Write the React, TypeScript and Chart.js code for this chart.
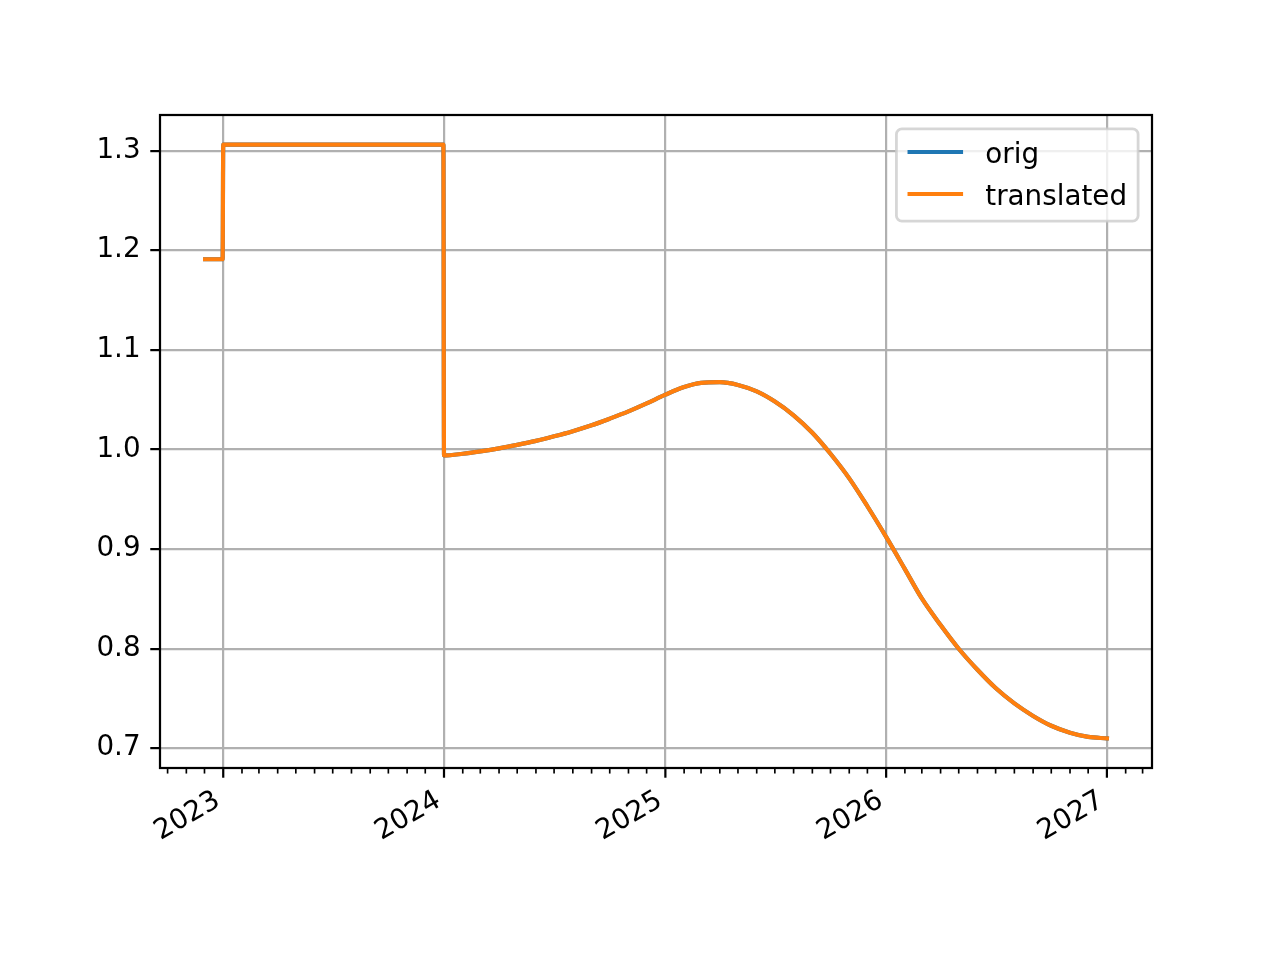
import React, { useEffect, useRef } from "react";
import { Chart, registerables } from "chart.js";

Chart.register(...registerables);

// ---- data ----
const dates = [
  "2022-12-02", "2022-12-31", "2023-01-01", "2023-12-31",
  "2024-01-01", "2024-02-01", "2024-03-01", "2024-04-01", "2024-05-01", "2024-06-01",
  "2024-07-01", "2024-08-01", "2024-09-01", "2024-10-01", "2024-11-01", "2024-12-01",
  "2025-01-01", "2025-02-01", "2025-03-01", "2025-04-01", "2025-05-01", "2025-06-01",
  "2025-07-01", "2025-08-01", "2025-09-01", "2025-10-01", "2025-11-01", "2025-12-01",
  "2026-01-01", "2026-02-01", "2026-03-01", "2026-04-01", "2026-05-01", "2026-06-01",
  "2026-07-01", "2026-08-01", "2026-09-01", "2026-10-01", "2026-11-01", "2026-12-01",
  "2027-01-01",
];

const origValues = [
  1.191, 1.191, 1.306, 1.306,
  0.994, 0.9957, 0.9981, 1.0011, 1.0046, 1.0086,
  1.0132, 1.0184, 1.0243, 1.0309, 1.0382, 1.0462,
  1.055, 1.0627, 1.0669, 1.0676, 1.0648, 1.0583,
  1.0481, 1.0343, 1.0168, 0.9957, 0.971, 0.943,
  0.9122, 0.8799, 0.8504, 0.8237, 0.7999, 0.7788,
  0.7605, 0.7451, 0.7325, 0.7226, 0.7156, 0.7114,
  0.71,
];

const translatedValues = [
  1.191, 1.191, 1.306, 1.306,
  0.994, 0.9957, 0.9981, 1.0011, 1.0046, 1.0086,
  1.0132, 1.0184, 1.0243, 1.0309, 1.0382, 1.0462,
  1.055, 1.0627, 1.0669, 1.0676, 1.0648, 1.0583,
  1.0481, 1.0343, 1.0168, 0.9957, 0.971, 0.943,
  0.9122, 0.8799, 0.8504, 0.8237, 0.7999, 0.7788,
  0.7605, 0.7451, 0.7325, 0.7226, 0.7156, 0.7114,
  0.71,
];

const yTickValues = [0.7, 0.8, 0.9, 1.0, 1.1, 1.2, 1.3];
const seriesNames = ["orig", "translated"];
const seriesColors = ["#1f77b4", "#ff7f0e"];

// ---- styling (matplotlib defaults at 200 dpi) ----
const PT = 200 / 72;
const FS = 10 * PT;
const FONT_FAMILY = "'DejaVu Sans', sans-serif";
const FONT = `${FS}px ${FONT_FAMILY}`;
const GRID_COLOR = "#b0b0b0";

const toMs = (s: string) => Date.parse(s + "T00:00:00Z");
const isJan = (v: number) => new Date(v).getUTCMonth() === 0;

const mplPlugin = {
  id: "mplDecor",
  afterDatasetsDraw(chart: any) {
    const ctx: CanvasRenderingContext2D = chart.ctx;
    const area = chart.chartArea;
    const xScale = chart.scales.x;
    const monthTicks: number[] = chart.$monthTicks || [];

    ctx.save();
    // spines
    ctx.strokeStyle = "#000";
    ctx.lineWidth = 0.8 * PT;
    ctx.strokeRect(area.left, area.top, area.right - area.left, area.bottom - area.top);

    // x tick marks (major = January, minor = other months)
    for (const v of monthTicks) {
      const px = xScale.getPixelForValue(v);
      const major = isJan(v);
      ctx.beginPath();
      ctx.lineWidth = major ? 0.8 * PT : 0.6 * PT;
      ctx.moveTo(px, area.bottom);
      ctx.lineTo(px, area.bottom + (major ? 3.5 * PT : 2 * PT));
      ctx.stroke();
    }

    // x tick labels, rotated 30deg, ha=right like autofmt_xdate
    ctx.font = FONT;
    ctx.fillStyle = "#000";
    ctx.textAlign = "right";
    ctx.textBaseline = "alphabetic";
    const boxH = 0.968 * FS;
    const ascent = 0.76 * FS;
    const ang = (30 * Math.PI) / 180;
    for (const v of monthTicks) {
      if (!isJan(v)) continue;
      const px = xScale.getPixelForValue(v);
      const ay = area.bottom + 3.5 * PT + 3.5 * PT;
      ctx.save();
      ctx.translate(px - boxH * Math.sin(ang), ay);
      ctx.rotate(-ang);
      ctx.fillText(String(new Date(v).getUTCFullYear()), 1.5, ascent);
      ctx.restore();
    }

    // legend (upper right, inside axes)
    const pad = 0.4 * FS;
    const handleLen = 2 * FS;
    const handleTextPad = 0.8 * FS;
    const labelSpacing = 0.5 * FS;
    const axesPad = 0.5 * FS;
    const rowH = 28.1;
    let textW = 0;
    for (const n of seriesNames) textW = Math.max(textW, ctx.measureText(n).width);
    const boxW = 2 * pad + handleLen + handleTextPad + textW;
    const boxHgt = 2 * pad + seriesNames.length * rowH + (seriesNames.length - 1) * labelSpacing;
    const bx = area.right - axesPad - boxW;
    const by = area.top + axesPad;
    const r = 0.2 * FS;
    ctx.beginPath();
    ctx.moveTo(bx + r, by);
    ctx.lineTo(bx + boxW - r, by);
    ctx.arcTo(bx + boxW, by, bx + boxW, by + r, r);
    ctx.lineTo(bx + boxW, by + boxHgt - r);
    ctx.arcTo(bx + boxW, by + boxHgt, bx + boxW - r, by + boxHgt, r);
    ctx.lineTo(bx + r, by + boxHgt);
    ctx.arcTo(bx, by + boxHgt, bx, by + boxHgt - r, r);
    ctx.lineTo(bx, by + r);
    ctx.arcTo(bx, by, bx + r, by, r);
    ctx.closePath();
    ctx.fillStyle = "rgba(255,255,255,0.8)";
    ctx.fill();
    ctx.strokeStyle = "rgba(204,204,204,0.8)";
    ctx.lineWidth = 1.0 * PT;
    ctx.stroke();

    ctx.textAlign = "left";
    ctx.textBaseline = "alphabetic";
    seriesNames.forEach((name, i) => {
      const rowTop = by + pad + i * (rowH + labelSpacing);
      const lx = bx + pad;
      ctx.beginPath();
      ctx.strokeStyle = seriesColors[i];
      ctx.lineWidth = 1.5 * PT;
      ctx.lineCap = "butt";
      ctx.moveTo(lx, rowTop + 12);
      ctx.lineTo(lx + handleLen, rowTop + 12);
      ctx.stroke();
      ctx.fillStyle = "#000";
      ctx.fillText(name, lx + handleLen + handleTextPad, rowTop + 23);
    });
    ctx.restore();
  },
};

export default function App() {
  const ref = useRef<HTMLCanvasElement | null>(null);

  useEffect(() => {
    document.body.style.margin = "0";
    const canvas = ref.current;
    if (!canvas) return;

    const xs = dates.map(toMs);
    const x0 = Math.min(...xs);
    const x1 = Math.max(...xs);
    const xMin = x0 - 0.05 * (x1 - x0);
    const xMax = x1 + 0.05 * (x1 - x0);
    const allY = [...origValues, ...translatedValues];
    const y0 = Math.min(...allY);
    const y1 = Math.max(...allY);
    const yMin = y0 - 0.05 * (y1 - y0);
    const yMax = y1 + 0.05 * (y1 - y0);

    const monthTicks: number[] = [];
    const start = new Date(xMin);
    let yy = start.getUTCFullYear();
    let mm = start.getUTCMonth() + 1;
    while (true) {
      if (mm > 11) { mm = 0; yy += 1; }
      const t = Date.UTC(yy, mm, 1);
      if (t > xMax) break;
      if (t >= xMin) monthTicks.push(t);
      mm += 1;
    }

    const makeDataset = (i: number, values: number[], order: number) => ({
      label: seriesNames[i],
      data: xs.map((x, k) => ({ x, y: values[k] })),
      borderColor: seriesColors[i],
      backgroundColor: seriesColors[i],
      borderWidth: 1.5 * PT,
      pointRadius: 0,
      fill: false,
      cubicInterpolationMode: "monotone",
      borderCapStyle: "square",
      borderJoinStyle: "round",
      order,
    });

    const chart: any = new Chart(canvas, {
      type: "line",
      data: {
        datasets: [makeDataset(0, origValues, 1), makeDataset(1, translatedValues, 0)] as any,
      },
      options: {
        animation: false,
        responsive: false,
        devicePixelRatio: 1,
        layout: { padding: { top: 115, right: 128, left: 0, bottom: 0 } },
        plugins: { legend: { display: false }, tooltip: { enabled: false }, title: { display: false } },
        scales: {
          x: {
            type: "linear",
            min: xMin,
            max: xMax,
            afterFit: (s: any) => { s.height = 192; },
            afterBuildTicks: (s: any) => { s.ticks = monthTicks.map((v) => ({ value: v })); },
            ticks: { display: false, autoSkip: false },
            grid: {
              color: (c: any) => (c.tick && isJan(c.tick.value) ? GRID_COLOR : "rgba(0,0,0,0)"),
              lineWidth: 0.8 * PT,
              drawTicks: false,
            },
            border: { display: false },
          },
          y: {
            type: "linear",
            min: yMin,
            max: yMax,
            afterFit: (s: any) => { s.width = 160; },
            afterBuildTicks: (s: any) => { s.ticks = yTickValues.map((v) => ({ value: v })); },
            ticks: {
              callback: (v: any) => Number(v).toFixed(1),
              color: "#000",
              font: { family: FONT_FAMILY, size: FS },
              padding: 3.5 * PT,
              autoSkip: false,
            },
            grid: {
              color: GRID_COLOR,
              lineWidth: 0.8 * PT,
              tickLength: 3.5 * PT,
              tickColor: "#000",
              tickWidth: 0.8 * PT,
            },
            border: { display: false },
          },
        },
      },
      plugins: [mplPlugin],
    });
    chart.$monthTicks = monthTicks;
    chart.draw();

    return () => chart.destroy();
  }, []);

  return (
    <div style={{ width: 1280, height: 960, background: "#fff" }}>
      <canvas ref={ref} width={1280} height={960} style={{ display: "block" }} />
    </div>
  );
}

=-=-=-=-=

Take the lines from the start of the material to the line with "Chart.register(...registerables);", both included, and transcribe them exactly without the pictures.

THE ANSWER:
Write the React, TypeScript and Chart.js code for this chart.
import React, { useEffect, useRef } from "react";
import { Chart, registerables } from "chart.js";

Chart.register(...registerables);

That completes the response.